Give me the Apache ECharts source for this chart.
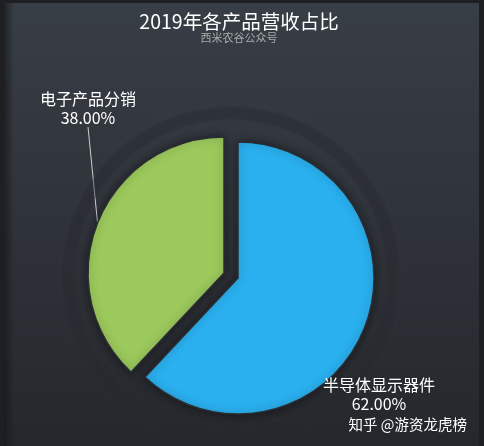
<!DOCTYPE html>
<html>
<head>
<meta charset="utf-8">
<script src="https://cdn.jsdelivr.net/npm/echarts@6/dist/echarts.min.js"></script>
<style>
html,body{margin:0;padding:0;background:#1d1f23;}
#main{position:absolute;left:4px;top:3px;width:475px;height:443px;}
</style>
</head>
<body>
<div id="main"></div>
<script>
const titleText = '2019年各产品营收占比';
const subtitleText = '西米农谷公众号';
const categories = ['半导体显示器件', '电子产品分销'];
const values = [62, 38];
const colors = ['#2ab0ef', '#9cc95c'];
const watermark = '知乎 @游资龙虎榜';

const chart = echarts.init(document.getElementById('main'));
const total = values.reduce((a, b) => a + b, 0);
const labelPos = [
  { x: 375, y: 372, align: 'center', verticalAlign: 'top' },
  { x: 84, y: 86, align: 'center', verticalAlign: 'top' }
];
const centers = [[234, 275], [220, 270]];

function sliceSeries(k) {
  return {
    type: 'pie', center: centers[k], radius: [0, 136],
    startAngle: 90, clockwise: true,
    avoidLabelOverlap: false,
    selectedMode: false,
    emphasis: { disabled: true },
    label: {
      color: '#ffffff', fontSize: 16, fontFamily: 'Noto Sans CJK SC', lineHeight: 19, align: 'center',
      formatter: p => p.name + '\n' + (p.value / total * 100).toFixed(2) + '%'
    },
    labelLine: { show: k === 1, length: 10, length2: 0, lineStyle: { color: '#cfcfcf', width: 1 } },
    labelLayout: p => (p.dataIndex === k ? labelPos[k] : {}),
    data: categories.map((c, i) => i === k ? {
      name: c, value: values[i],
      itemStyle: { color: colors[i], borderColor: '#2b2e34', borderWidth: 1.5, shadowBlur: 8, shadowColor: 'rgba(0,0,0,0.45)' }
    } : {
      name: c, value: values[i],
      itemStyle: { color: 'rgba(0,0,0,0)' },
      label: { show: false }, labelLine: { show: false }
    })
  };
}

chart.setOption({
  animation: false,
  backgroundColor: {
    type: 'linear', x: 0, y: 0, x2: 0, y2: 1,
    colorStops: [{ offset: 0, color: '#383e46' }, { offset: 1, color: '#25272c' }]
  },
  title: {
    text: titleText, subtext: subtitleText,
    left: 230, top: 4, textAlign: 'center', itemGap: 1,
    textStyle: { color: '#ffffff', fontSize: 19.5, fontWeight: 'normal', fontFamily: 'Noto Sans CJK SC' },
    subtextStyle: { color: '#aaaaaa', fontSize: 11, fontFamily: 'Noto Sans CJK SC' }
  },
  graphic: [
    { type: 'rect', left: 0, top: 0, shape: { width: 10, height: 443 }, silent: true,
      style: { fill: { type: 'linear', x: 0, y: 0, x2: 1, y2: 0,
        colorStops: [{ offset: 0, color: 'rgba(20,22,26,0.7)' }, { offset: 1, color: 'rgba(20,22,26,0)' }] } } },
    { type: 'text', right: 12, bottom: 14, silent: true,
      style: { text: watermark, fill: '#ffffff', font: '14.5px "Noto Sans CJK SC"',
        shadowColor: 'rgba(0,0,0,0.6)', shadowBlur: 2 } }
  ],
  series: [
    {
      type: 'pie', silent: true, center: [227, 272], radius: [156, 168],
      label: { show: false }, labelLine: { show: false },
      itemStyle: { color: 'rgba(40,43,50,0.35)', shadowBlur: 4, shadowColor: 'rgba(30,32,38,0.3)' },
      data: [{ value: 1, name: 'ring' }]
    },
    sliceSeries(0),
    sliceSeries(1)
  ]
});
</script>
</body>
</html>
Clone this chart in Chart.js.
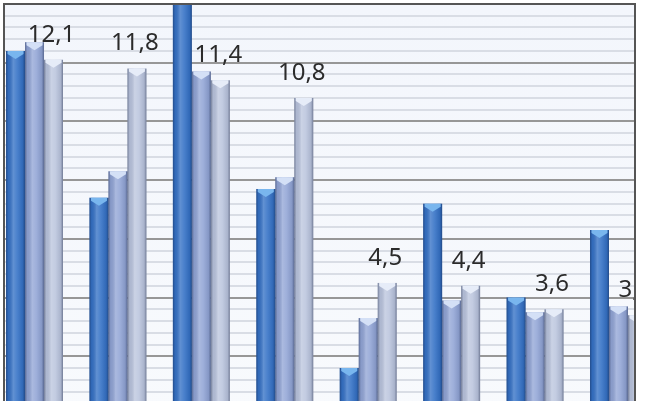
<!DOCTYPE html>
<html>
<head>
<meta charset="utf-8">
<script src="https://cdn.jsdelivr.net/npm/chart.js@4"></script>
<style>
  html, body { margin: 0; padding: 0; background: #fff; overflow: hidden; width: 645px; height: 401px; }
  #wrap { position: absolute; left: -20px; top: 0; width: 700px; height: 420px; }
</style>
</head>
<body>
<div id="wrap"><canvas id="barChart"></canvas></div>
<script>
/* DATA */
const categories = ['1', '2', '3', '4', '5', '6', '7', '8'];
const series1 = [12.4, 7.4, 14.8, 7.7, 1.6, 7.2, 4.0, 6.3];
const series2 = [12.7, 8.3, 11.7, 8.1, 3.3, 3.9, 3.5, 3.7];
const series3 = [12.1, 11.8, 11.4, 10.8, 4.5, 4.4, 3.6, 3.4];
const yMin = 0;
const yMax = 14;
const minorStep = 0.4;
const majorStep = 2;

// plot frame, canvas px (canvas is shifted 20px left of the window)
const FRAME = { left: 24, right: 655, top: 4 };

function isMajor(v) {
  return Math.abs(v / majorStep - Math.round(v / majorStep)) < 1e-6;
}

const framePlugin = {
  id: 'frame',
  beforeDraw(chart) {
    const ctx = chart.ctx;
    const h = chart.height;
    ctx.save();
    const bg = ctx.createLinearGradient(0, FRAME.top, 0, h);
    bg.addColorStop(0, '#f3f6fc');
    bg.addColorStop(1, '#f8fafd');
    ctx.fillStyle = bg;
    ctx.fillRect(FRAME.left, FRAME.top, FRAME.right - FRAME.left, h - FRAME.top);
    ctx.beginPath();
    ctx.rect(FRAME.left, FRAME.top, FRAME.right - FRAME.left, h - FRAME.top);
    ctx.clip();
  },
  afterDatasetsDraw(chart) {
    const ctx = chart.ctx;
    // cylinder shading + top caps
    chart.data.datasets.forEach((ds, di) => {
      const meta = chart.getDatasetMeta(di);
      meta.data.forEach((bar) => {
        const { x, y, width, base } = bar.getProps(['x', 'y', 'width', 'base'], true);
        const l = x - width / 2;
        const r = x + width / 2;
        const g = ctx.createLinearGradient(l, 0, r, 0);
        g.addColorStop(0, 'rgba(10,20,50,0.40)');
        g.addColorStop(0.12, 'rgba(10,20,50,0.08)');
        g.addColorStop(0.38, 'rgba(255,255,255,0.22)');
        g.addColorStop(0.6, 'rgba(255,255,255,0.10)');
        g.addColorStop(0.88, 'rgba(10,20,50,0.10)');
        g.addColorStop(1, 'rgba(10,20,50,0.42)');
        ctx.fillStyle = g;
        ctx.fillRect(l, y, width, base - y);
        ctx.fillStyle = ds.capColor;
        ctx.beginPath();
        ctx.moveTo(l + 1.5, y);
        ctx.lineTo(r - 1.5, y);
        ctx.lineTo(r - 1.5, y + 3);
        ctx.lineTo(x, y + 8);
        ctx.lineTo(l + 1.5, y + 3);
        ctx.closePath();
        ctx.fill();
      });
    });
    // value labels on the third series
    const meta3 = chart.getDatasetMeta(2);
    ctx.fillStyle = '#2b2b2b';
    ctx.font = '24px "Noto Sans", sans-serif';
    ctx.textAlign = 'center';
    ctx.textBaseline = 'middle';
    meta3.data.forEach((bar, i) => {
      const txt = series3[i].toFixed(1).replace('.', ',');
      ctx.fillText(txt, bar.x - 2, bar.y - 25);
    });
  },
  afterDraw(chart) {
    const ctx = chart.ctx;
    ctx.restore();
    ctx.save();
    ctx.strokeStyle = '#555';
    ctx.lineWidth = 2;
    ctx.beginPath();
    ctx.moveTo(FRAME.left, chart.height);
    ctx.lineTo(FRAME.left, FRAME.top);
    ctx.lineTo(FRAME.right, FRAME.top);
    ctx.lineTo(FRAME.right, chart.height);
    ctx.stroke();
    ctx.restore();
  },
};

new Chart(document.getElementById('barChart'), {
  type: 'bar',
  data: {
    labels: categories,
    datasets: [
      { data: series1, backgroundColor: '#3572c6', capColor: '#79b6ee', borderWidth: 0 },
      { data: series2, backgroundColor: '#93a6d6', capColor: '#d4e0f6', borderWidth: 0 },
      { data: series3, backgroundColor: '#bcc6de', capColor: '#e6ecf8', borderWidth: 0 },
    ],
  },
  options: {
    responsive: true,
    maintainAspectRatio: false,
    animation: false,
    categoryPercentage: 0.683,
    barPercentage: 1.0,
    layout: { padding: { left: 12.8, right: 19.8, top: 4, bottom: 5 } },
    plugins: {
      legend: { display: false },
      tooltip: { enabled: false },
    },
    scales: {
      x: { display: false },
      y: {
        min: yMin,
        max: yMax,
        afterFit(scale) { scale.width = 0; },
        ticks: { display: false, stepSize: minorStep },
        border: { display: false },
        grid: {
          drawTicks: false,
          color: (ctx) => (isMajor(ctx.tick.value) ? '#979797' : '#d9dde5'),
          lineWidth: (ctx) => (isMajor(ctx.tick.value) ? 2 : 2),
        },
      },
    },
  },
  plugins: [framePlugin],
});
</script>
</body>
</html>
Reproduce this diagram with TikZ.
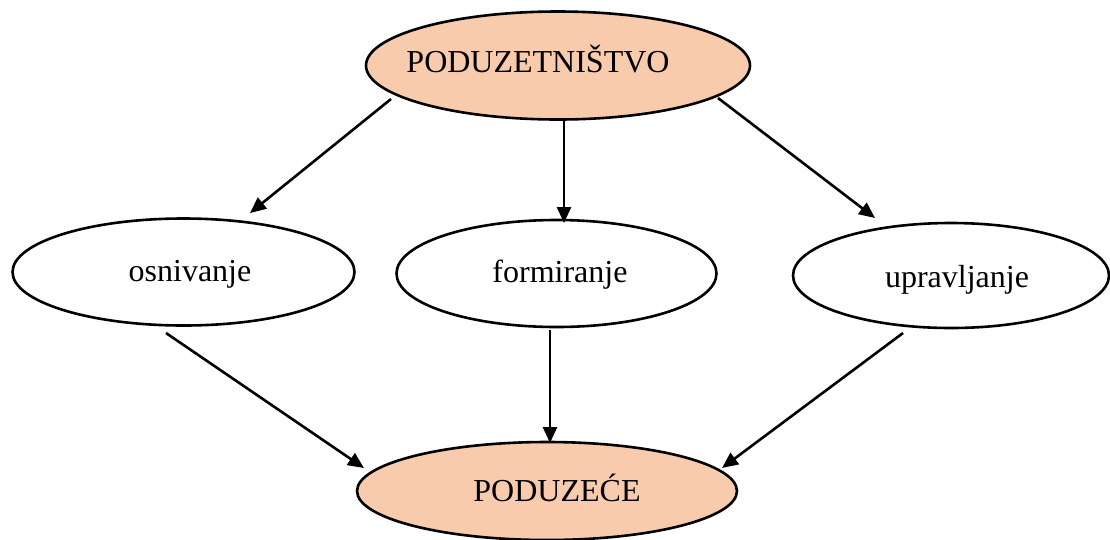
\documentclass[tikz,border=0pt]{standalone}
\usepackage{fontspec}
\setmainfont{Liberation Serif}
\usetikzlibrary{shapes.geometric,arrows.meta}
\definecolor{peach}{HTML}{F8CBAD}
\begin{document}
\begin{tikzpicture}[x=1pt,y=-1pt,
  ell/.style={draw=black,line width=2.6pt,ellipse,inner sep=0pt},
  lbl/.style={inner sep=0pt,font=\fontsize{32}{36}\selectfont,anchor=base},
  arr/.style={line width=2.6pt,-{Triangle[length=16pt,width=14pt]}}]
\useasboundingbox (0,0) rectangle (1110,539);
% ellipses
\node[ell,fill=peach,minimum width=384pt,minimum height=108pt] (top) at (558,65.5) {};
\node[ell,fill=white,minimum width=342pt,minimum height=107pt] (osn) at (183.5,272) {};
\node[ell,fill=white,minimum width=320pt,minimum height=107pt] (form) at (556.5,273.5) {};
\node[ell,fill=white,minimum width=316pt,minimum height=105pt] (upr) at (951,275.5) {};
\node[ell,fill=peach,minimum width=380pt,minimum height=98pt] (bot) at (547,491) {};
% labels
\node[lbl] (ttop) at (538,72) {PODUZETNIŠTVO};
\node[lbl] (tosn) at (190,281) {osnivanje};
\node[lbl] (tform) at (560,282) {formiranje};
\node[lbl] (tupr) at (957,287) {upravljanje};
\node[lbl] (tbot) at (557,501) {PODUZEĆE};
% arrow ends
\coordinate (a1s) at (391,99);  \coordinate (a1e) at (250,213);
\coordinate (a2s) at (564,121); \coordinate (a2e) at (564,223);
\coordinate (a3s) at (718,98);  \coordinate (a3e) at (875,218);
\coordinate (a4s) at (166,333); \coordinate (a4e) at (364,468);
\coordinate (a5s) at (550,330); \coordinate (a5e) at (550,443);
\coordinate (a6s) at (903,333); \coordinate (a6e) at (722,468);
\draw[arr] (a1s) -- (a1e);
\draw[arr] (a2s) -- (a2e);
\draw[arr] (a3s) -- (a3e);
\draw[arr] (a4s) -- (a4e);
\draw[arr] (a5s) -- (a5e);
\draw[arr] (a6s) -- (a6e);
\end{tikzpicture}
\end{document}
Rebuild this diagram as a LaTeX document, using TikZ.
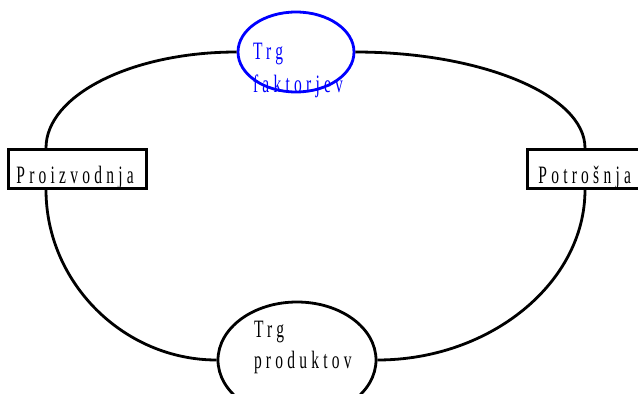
· · ·
**TASK TO CARRY OUT**: Emit the lines of the material exactly, from its first line to the line containing "const centers = [[234, 275], [220, 270]];", inclusive; leave every picture out.

**TASK RESULT**:
Give me the Apache ECharts source for this chart.
<!DOCTYPE html>
<html>
<head>
<meta charset="utf-8">
<script src="https://cdn.jsdelivr.net/npm/echarts@6/dist/echarts.min.js"></script>
<style>
html,body{margin:0;padding:0;background:#1d1f23;}
#main{position:absolute;left:4px;top:3px;width:475px;height:443px;}
</style>
</head>
<body>
<div id="main"></div>
<script>
const titleText = '2019年各产品营收占比';
const subtitleText = '西米农谷公众号';
const categories = ['半导体显示器件', '电子产品分销'];
const values = [62, 38];
const colors = ['#2ab0ef', '#9cc95c'];
const watermark = '知乎 @游资龙虎榜';

const chart = echarts.init(document.getElementById('main'));
const total = values.reduce((a, b) => a + b, 0);
const labelPos = [
  { x: 375, y: 372, align: 'center', verticalAlign: 'top' },
  { x: 84, y: 86, align: 'center', verticalAlign: 'top' }
];
const centers = [[234, 275], [220, 270]];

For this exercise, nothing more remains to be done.